**Given records**
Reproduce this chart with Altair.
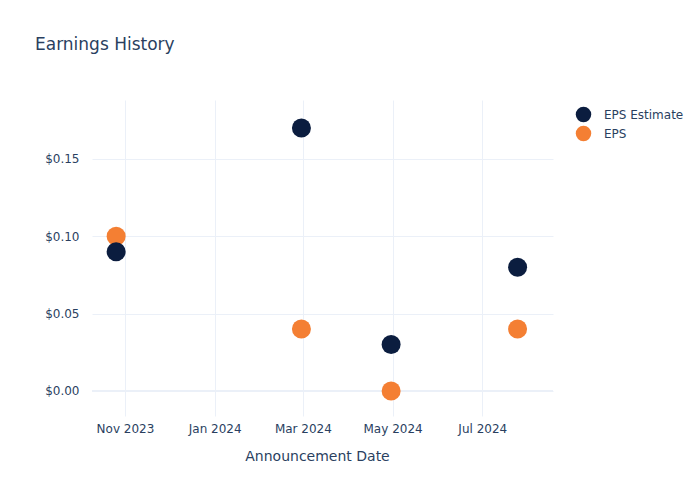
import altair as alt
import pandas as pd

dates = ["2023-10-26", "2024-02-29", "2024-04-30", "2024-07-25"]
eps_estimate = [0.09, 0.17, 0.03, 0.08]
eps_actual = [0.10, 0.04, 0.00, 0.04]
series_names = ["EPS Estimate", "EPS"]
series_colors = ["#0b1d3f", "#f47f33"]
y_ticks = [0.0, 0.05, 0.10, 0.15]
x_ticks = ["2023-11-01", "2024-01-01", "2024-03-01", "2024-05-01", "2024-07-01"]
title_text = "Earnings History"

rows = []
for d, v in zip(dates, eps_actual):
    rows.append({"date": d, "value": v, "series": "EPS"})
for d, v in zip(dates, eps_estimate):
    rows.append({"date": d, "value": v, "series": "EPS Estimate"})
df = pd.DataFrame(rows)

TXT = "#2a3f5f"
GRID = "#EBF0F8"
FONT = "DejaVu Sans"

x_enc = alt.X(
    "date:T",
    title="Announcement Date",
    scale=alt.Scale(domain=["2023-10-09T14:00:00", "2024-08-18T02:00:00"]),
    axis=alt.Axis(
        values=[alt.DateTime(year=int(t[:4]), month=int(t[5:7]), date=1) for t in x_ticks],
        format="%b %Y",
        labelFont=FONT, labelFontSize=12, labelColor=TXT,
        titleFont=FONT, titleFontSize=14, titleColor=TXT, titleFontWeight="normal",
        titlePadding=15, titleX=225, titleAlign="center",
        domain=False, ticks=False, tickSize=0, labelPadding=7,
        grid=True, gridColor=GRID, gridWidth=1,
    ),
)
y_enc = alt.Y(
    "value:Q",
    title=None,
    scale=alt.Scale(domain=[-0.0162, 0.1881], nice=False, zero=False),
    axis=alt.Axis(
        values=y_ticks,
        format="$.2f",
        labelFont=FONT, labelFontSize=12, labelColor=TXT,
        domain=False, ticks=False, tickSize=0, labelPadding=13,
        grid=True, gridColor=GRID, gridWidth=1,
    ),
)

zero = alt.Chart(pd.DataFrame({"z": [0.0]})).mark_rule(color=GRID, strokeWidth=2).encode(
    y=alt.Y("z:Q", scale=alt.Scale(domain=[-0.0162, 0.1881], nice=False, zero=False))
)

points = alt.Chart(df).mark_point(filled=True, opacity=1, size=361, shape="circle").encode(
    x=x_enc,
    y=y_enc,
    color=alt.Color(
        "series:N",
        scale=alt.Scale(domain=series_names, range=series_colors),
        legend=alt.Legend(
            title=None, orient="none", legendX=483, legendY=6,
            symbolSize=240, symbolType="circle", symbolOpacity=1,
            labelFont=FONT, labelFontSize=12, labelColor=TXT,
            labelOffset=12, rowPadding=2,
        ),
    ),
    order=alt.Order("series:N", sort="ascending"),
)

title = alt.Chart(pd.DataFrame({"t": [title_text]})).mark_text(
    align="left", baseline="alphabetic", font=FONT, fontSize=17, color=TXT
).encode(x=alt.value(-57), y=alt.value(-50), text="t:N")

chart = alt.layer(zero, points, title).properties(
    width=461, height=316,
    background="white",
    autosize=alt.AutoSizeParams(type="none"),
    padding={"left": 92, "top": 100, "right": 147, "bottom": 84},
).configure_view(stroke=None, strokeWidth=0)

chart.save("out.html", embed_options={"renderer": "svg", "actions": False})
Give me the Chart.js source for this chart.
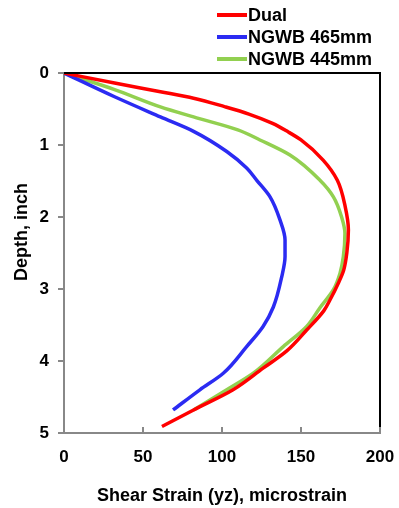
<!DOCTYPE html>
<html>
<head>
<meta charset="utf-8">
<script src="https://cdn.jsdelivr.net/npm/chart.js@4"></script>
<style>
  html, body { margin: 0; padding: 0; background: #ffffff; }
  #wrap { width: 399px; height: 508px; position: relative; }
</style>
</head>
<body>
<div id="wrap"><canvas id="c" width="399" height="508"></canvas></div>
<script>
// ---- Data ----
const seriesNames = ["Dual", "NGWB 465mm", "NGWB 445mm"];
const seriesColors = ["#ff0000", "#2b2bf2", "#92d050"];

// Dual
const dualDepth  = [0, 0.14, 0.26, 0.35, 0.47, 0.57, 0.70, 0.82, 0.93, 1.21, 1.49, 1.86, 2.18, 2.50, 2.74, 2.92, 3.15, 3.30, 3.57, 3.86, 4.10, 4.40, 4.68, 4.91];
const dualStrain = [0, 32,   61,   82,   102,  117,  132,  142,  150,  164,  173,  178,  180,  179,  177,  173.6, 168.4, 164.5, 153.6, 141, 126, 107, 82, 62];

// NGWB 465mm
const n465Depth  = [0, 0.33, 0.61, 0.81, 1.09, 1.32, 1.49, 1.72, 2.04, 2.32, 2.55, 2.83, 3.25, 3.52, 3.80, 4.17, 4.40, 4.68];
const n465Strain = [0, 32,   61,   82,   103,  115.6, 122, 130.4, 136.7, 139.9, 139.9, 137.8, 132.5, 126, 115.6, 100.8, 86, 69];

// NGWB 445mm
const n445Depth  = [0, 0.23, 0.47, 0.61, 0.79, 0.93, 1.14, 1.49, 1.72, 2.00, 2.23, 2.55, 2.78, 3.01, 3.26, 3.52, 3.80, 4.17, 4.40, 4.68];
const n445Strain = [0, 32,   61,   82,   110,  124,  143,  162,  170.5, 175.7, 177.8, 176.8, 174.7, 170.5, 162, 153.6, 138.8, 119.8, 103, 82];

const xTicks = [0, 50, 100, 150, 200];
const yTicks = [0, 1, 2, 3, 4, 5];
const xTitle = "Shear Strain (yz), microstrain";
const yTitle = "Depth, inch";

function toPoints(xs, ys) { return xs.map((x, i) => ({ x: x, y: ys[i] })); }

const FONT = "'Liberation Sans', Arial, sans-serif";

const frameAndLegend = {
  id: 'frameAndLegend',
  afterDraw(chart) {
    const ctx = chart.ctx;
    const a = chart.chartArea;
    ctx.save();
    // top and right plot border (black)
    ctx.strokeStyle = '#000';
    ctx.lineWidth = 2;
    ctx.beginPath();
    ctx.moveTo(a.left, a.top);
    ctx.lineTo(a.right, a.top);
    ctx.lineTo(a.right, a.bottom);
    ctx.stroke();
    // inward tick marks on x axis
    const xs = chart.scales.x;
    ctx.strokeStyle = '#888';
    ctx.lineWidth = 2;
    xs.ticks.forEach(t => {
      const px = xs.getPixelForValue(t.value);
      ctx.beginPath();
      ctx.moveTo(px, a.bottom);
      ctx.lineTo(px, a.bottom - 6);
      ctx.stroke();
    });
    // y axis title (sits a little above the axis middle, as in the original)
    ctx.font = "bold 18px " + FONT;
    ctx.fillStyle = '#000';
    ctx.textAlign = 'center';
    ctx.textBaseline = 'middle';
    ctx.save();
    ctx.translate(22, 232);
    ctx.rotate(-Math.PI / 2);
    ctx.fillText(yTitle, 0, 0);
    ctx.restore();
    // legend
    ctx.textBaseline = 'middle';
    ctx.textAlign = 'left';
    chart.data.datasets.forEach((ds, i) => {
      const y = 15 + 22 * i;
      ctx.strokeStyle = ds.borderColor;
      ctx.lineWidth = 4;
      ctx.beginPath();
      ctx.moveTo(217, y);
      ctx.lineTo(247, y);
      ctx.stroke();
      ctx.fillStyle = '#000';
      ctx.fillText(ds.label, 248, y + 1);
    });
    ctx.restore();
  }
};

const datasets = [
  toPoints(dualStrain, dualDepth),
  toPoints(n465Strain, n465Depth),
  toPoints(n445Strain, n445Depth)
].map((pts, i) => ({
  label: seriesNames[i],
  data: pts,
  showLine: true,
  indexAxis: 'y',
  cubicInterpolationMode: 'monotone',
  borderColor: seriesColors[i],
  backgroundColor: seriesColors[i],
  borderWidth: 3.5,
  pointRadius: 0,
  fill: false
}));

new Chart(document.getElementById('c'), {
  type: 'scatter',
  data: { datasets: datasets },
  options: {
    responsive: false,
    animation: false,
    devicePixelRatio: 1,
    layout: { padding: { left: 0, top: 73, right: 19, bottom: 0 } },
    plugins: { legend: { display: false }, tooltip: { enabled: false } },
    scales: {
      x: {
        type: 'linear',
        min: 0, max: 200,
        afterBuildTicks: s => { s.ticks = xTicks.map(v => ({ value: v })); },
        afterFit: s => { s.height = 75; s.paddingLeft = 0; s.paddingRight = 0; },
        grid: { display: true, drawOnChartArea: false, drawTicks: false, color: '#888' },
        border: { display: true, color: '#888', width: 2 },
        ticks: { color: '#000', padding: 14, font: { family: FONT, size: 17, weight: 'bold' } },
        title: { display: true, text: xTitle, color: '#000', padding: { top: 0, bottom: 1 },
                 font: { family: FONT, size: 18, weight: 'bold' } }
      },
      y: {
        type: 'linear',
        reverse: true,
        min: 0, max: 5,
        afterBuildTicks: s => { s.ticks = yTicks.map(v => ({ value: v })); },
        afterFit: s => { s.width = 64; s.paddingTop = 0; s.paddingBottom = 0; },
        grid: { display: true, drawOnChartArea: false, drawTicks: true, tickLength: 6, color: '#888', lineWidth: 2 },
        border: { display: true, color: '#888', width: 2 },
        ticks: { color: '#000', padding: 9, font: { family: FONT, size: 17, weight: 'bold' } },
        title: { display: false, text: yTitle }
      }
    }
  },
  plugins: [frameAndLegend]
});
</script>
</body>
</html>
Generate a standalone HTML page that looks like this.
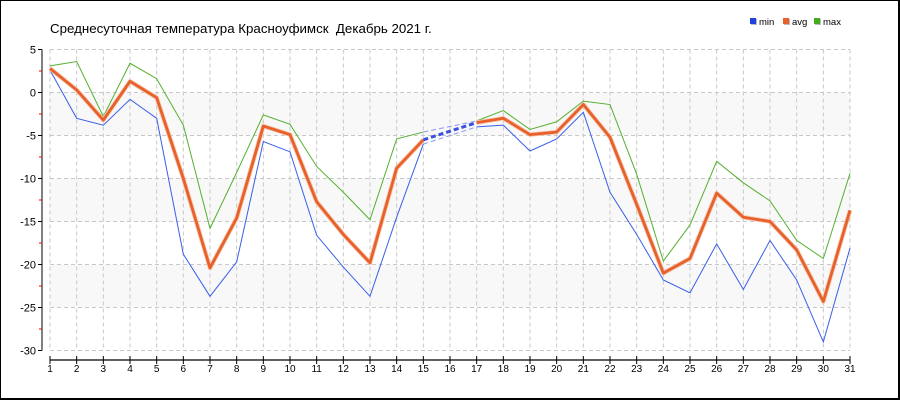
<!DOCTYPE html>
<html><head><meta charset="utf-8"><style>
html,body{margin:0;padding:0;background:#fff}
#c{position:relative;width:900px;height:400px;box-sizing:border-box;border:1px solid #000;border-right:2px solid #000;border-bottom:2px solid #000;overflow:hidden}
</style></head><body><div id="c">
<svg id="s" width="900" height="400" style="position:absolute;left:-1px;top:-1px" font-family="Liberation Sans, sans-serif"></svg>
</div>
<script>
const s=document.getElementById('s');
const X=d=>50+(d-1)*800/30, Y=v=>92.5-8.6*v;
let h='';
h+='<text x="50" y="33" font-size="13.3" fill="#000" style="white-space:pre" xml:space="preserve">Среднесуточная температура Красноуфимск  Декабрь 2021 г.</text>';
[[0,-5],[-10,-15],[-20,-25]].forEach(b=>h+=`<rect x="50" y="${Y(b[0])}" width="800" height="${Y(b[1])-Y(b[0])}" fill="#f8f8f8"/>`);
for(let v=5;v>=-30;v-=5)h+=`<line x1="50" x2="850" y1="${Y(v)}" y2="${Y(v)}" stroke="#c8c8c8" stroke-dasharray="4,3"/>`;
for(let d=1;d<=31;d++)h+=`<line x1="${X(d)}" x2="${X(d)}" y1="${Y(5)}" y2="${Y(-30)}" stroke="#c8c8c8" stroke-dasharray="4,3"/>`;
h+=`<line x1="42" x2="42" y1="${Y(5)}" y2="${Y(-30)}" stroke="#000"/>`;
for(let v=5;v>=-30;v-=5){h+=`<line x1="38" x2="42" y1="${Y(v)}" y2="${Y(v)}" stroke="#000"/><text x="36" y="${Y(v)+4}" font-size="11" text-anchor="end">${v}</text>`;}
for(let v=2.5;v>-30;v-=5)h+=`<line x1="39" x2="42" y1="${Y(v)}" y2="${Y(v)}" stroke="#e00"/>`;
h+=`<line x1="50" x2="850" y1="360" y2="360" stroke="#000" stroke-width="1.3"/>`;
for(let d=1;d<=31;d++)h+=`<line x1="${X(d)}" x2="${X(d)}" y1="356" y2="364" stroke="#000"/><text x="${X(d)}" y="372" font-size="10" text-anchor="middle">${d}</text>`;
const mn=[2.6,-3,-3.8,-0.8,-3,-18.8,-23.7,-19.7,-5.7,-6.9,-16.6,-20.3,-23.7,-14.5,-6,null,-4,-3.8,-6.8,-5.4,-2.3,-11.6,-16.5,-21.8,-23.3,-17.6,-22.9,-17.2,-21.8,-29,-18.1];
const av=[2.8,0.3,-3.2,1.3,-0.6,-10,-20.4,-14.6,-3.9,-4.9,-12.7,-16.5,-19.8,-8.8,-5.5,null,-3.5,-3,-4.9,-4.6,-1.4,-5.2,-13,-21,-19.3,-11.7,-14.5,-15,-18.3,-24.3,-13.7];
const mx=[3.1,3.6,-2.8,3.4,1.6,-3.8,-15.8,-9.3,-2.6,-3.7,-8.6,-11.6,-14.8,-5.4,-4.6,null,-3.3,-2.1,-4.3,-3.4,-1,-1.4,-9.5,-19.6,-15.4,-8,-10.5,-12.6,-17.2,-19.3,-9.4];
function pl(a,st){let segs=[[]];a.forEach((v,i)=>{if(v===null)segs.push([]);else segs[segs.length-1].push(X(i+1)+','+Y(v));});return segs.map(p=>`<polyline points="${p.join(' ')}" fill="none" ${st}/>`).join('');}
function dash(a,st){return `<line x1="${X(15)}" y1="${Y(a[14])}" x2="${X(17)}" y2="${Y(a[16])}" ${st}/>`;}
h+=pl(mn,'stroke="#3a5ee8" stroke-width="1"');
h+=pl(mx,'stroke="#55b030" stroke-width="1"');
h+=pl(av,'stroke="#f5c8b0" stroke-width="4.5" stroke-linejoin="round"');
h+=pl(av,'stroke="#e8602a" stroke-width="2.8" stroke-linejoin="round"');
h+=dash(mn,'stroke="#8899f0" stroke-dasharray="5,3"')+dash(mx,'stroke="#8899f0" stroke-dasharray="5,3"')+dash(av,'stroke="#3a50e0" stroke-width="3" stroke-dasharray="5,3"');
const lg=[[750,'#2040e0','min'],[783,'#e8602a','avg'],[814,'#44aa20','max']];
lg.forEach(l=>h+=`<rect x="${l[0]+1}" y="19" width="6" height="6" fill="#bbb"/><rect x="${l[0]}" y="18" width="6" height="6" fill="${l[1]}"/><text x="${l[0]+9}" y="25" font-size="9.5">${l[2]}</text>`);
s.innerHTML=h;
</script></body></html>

**Given request**
Give again, word for word, the part that opens with the line containing "Give me the Chart.js source for this chart." and closes with the one containing "100.8, 86, 69];". Include both of those lines and skip all pictures.

**Solved exercise**
Give me the Chart.js source for this chart.
<!DOCTYPE html>
<html>
<head>
<meta charset="utf-8">
<script src="https://cdn.jsdelivr.net/npm/chart.js@4"></script>
<style>
  html, body { margin: 0; padding: 0; background: #ffffff; }
  #wrap { width: 399px; height: 508px; position: relative; }
</style>
</head>
<body>
<div id="wrap"><canvas id="c" width="399" height="508"></canvas></div>
<script>
// ---- Data ----
const seriesNames = ["Dual", "NGWB 465mm", "NGWB 445mm"];
const seriesColors = ["#ff0000", "#2b2bf2", "#92d050"];

// Dual
const dualDepth  = [0, 0.14, 0.26, 0.35, 0.47, 0.57, 0.70, 0.82, 0.93, 1.21, 1.49, 1.86, 2.18, 2.50, 2.74, 2.92, 3.15, 3.30, 3.57, 3.86, 4.10, 4.40, 4.68, 4.91];
const dualStrain = [0, 32,   61,   82,   102,  117,  132,  142,  150,  164,  173,  178,  180,  179,  177,  173.6, 168.4, 164.5, 153.6, 141, 126, 107, 82, 62];

// NGWB 465mm
const n465Depth  = [0, 0.33, 0.61, 0.81, 1.09, 1.32, 1.49, 1.72, 2.04, 2.32, 2.55, 2.83, 3.25, 3.52, 3.80, 4.17, 4.40, 4.68];
const n465Strain = [0, 32,   61,   82,   103,  115.6, 122, 130.4, 136.7, 139.9, 139.9, 137.8, 132.5, 126, 115.6, 100.8, 86, 69];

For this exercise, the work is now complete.